O veredito de inocência desvelou para os desavisados o forte ressentimento racial que os negros americanos tinham pelos seus conterrâneos caucasianos, gerando uma maré de comemoração como se fosse essa decisão equivalente a uma conquista olímpica. No entanto, o lugar onde vivia Brentwood era lotado de brancos, os mesmos que acreditavam piamente que ele era além de um homicida frio, um psicopata capaz de fingir diante de todo um país que não cometeu os atos hediondos do qual era acusado. Curioso é que, após ser ofendido de todas as formas por seus vizinhos de Los Angeles, foi nas igrejas cristãs compostas por negros que OJ foi aceito e não questionado das acusações, já distante de qualquer intimidade, simbolicamente deixando de ser chamado de Juice, uma vez que não tinha qualquer proximidade daquelas pessoas.

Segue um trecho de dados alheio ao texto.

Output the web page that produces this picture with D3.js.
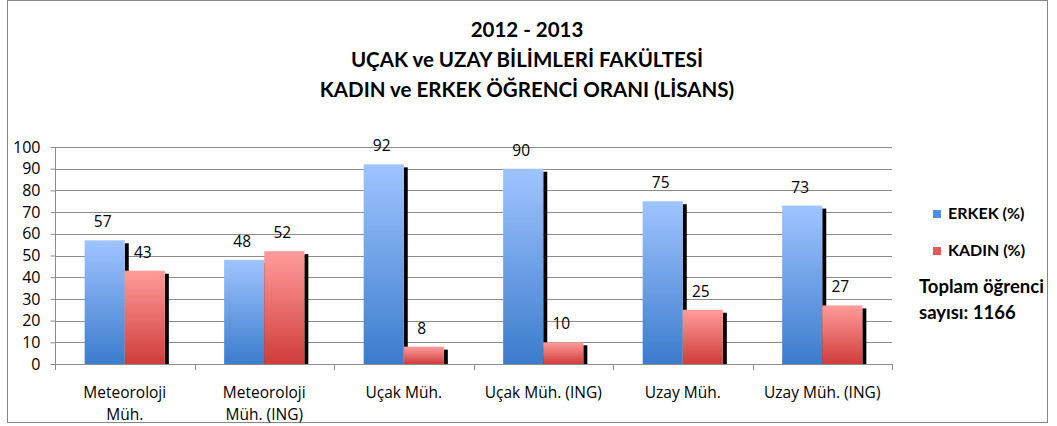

O.J., ao ser perguntado sobre Nicole, mostrava ressentimento e tentava passar a quem fosse a certeza de que sua ex-mulher era impossível. Não chorava nem por sua antiga amada morta, nem receava que a criação de seus filhos ocorresse sem a figura materna. Ao dar um depoimento posterior ao julgamento, anos depois, quando gravado, o ex-jogador parecia cínico e nada afeito à pressão que a família Brown fazia para tentar processá-lo, fato que contraria seu discurso pós julgamento, de que usaria toda sua influência para encontrar os assassinos de Brown e Ronald Goldman.
A decadência de Simpson se solidificou ao se perceber sem as mesmas fontes de renda. O sujeito passou a aceitar qualquer migalha, o que significava aceitar fazer aparições públicas com strippers e afins, além de participar de material de divulgação de vídeos pornográficos. O final do seriado mostra a prisão que fez de Juice novamente um encarcerado, que em breve dever ter um julgamento para liberdade condicional, mostrando o quão injusto e contraditório pode ser o sistema jurídico dos EUA. O.J.: Made in America não é só um estudo sobre o julgamento do século e sobre a possibilidade de injustiça através da exploração de carências do povo, mas também um retrato cru e visceral da alma do cidadão americano.